The quiet life suits many just fine. Ahmed Awad, 28, moved to Doha from Cairo five years ago and now works for the Qatari Football Association. He’s seated between two friends with an Egyptian flag that spans the length of them. “Everything is organized,” he says. “It’s small, but a very nice country.”

Many echo the sentiment. Amid the continuing upheaval in Egypt, Qatar represents an oasis. Crime is low. The streets are clean. Political unrest is practically nonexistent. 

Like almost all of Qatar’s temporary residents, who comprise three-quarters of its 1.8 million residents and more than 90 percent of the labor force, Egyptians come here for a single reason: to tap into Qatar’s booming economy, which boasts the highest GDP per capita in the world. Awad explains that in Qatar, an Egyptian can expect to make anywhere from three to five times his salary back home.

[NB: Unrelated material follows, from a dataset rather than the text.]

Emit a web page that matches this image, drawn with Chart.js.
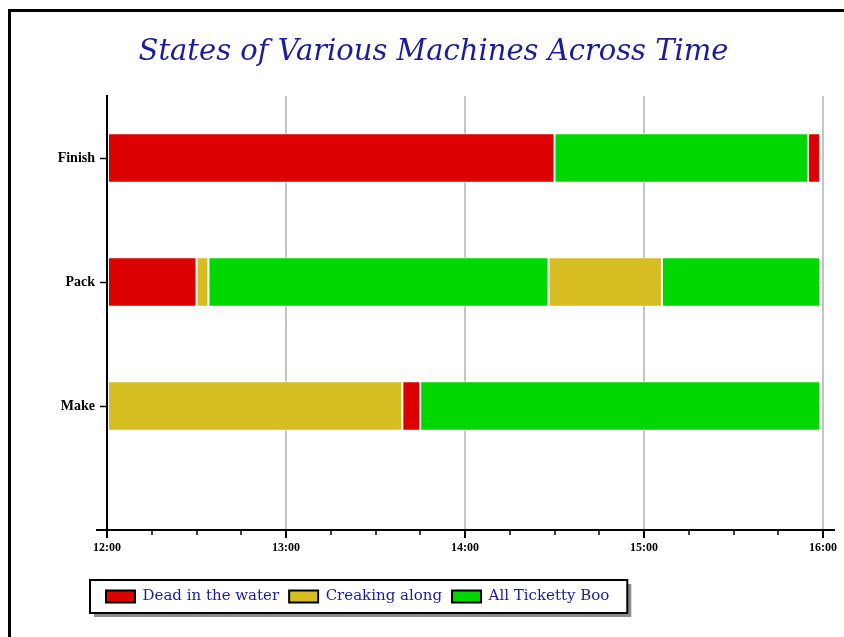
<!DOCTYPE html>
<html>
<head>
<meta charset="utf-8">
<script src="https://cdn.jsdelivr.net/npm/chart.js@4/dist/chart.umd.min.js"></script>
<style>
  body { margin: 0; background: #fff; overflow: hidden; }
  #frame { position: absolute; left: 8px; top: 9px; width: 900px; height: 700px; border: 3px solid #000; }
  #title { position: absolute; left: 0; width: 867px; top: 33px; line-height: 34px; text-align: center;
           font: italic 29px "DejaVu Serif"; color: #1c1c96; z-index: 2; }
  canvas { position: absolute; left: 0; top: 0; z-index: 1; }
</style>
</head>
<body>
<div id="frame"></div>
<div id="title">States of Various Machines Across Time</div>
<canvas id="chart" width="844" height="637"></canvas>
<script>
const machines = ['Finish', 'Pack', 'Make'];
const states = ['Dead in the water', 'Creaking along', 'All Ticketty Boo'];
const hourLabels = ['12:00', '13:00', '14:00', '15:00', '16:00'];

// times where each machine changes state, and the state between them
const finishTimes = ['12:00', '14:30', '15:55', '15:59'];
const finishStates = [0, 2, 0];
const packTimes = ['12:00', '12:30', '12:34', '14:28', '15:06', '15:59'];
const packStates = [0, 1, 2, 1, 2];
const makeTimes = ['12:00', '13:39', '13:45', '15:59'];
const makeStates = [1, 0, 2];

const stateColors = ['#dc0000', '#d6bd22', '#00d600'];
const inkBlue = '#1c1c96';

const toMinutes = t => {
  const [h, m] = t.split(':').map(Number);
  return (h - 12) * 60 + m;
};

const timelines = [[finishTimes, finishStates], [packTimes, packStates], [makeTimes, makeStates]];

const datasets = states.map((label, s) => ({
  label,
  data: [],
  backgroundColor: stateColors[s],
  borderColor: '#fff',
  borderWidth: 1,
  borderSkipped: false,
  grouped: false,
  barPercentage: 0.4,
  categoryPercentage: 1
}));

timelines.forEach(([times, codes], m) => {
  codes.forEach((s, i) => {
    datasets[s].data.push({y: machines.length - m, x: [toMinutes(times[i]), toMinutes(times[i + 1])]});
  });
});

const extras = {
  id: 'extras',
  afterLayout(chart) {
    // legend starts just left of the plot, not at the canvas padding
    chart.legend.left = chart.chartArea.left - 11;
  },
  beforeDraw(chart) {
    // boxed legend with a drop shadow
    const boxes = chart.legend.legendHitBoxes;
    if (!boxes || !boxes.length) return;
    const first = boxes[0], last = boxes[boxes.length - 1];
    const x0 = first.left - 16, x1 = last.left + last.width + 18;
    const y0 = first.top - 9, y1 = first.top + first.height + 9;
    const ctx = chart.ctx;
    ctx.save();
    ctx.fillStyle = '#8c8c8c';
    ctx.fillRect(x0 + 4, y0 + 4, x1 - x0, y1 - y0);
    ctx.fillStyle = '#fff';
    ctx.fillRect(x0, y0, x1 - x0, y1 - y0);
    ctx.strokeStyle = '#000';
    ctx.lineWidth = 2;
    ctx.strokeRect(x0, y0, x1 - x0, y1 - y0);
    ctx.restore();
  },
  afterDraw(chart) {
    const {ctx, chartArea} = chart;
    const x = chart.scales.x;
    ctx.save();
    ctx.strokeStyle = '#000';
    ctx.lineWidth = 2;
    ctx.beginPath();
    ctx.moveTo(chartArea.left - 11, chartArea.bottom);
    ctx.lineTo(chartArea.right + 12, chartArea.bottom);
    ctx.stroke();
    // quarter hour minor ticks
    ctx.lineWidth = 1.5;
    for (let m = x.min + 15; m < x.max; m += 15) {
      if (m % 60 === 0) continue;
      const px = Math.round(x.getPixelForValue(m));
      ctx.beginPath();
      ctx.moveTo(px, chartArea.bottom);
      ctx.lineTo(px, chartArea.bottom + 5);
      ctx.stroke();
    }
    ctx.restore();
  }
};

new Chart(document.getElementById('chart'), {
  type: 'bar',
  data: {datasets},
  plugins: [extras],
  options: {
    indexAxis: 'y',
    responsive: false,
    animation: false,
    layout: {padding: {left: 43, right: 21, top: 96, bottom: 23}},
    scales: {
      x: {
        type: 'linear',
        min: 0,
        max: 240,
        afterFit: s => { s.height = 49; },
        border: {color: '#000', width: 2},
        grid: {color: '#c4c4c4', lineWidth: 2, tickColor: '#000', tickLength: 8, tickWidth: 2},
        ticks: {
          stepSize: 60,
          padding: 3,
          maxRotation: 0,
          color: '#000',
          font: {family: 'Liberation Serif', size: 12, weight: 'bold'},
          callback: v => hourLabels[v / 60]
        }
      },
      y: {
        type: 'linear',
        min: 0,
        max: 3.5,
        offset: false,
        afterFit: s => { s.width = 64; },
        afterBuildTicks: s => { s.ticks = machines.map((_, i) => ({value: i + 1})); },
        border: {color: '#000', width: 2},
        grid: {offset: false, color: '#cfcfcf', lineWidth: 1, tickColor: '#000', tickLength: 7, tickWidth: 1.5},
        ticks: {
          padding: 5,
          color: '#000',
          font: {family: 'Liberation Serif', size: 14, weight: 'bold'},
          callback: v => machines[machines.length - v]
        }
      }
    },
    plugins: {
      title: {display: false},
      tooltip: {enabled: false},
      legend: {
        position: 'bottom',
        align: 'start',
        labels: {
          boxWidth: 29,
          boxHeight: 12,
          padding: 10,
          color: inkBlue,
          font: {family: 'DejaVu Serif', size: 15},
          generateLabels: chart => chart.data.datasets.map((d, i) => ({
            text: d.label,
            fillStyle: d.backgroundColor,
            strokeStyle: '#000',
            lineWidth: 2,
            hidden: false,
            datasetIndex: i,
            fontColor: inkBlue
          }))
        }
      }
    }
  }
});
</script>
</body>
</html>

Beyond work, though, Qatar holds few attractions for most expats. One cab driver, a Ugandan, puts it bluntly: “We come here to get our money, and that’s it.”     

Indeed, the tranquility of Qatari life elides easily into boredom. Asked what there is to do for fun around here, Awad grimaces. “Fun?” he repeats, and then laughs a little. After some thought, he suggests the mall, or perhaps the beach if it’s not too cold. 

“There’s no lifestyle here,” his friend, Xenia chimes in. She moved from Greece last year to work on the Pan Arab Games and decided to remain because of Greece’s own political and economic woes. She hasn’t had the easiest time of it so far. As a woman, she says, decent-paying work isn’t easy to find.

Most importantly, for the Egyptians interviewed, Qatar is not, and will never be, home. All hope to return to Egypt, and sooner rather than later. Even Abdul Latif, a 45-year-old sales manager at Ready Mix who says Qatar is “very, very, very good” wishes to go back to his hometown of Mansoura as soon as possible. “If things in Egypt are good after next 25 January, I will,” he says.

The expat community remains intimately connected to life back in Egypt — sending back money to family members, paying regular visits and, of course, closely tracking political developments. So it’s no surprise that, besides football, politics constitutes the primary talking point. Nor does it come as a great shock when 15 or so young men, identified by witnesses in the crowd as members of Ultras Ahlawy, begin to chant against the Egyptian military and police from behind the Congolese goal before being whisked away by security.

Predictably, the fans in attendance express a range of reactions. Mohamed Abdelkader calls the protesters “bad guys” and condemns the outburst of political theater. “People come [to Qatar] to work,” he says. “There’s no need to make problems.” His friend, Mahmoud Mohamed, adds that the continuing demonstrations back in Egypt only destabilize an already precarious situation.

Mohamed Rostom, new to Qatar after five years in Dubai, takes a different view. Of the military, he says, “Sometimes they do good, sometimes bad,” but he identifies with the demonstrators. “If they were allowed to chant, I would join them.”

The temporary distraction, however, is quickly forgotten by just about all, who promptly divert their attention back to the match. They try to rally Egypt to a third and final victory to close out the tour, but to no avail. The game ends in a nil-nil draw.  

It’s no matter. The crowd leaves in as high of spirits as it arrived. Back at the team’s hotel, young fans stream into the lobby, hoping to get a picture with their favorite players. No one goes home empty-handed. 

Two thousand kilometers might separate the expat community from home, but if anything, distance has only deepened the sense of attachment to Egypt and those who represent it. Even among those here for years, there is no question where their loyalties lie.

“There is one team for all Egyptians,” says Mohamed Zein, a 25-year-old advertising administrator, who has lived in Qatar for the last four years. “This is the team for our country.”